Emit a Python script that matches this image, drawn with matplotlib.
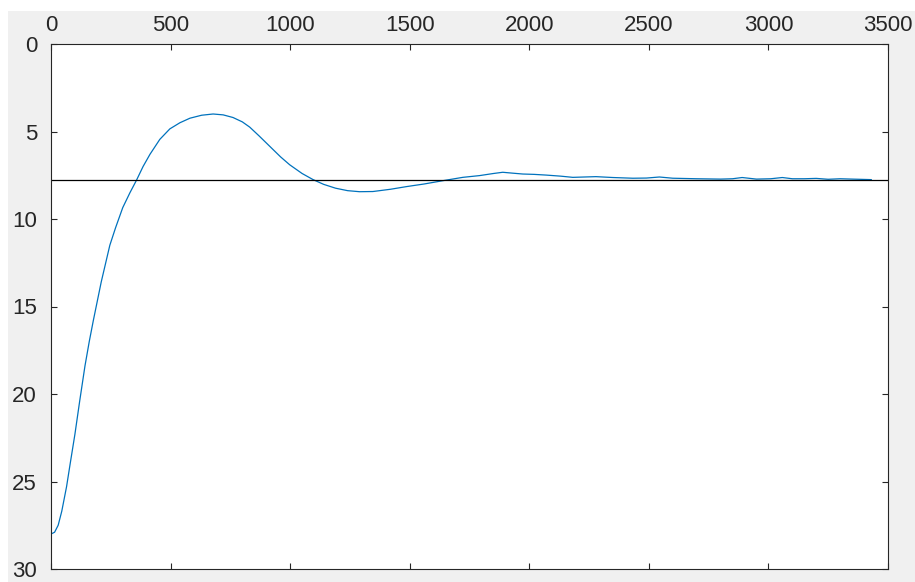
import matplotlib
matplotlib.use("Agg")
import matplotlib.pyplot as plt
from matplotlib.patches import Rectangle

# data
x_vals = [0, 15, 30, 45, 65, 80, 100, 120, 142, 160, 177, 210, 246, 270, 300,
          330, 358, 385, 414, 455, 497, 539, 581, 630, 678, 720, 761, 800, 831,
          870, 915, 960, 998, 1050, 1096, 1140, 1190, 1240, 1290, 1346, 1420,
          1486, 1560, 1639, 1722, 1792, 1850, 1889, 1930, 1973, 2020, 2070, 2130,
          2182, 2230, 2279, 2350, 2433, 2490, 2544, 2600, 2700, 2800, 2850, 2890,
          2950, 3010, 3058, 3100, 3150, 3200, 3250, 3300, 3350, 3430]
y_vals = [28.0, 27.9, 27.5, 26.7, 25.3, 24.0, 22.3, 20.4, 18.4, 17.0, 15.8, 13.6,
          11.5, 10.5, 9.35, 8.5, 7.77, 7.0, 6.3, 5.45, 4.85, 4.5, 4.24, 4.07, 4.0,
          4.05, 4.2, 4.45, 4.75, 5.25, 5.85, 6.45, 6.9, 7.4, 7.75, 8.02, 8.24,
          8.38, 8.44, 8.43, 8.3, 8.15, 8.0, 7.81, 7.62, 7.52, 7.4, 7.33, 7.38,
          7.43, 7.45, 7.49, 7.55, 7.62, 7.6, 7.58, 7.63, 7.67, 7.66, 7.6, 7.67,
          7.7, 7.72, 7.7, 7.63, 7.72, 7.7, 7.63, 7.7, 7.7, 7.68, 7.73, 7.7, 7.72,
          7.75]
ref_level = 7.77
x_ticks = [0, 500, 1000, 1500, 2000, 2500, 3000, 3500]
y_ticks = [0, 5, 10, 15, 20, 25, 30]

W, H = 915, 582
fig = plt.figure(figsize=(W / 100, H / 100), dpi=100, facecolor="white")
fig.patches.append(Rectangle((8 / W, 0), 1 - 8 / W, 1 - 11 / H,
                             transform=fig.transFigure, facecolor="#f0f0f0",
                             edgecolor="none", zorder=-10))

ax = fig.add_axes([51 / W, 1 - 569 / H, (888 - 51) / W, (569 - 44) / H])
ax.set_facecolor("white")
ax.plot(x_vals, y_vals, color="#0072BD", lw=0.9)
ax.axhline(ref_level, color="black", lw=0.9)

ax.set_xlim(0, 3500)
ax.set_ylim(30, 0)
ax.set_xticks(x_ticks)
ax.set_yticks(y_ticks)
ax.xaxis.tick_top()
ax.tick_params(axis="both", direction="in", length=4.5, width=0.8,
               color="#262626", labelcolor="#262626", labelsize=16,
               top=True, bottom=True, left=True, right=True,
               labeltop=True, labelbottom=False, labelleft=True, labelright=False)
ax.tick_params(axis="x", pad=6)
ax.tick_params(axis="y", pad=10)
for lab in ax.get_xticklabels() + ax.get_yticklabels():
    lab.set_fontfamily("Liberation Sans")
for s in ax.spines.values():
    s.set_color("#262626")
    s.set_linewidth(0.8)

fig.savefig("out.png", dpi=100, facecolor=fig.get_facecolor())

· · ·

__Requirements__: Write out again exactly the lines from the start of the data above through the line containing "from matplotlib.patches import Rectangle", inclusive, excluding any pictures.

__Final answer__:
Emit a Python script that matches this image, drawn with matplotlib.
import matplotlib
matplotlib.use("Agg")
import matplotlib.pyplot as plt
from matplotlib.patches import Rectangle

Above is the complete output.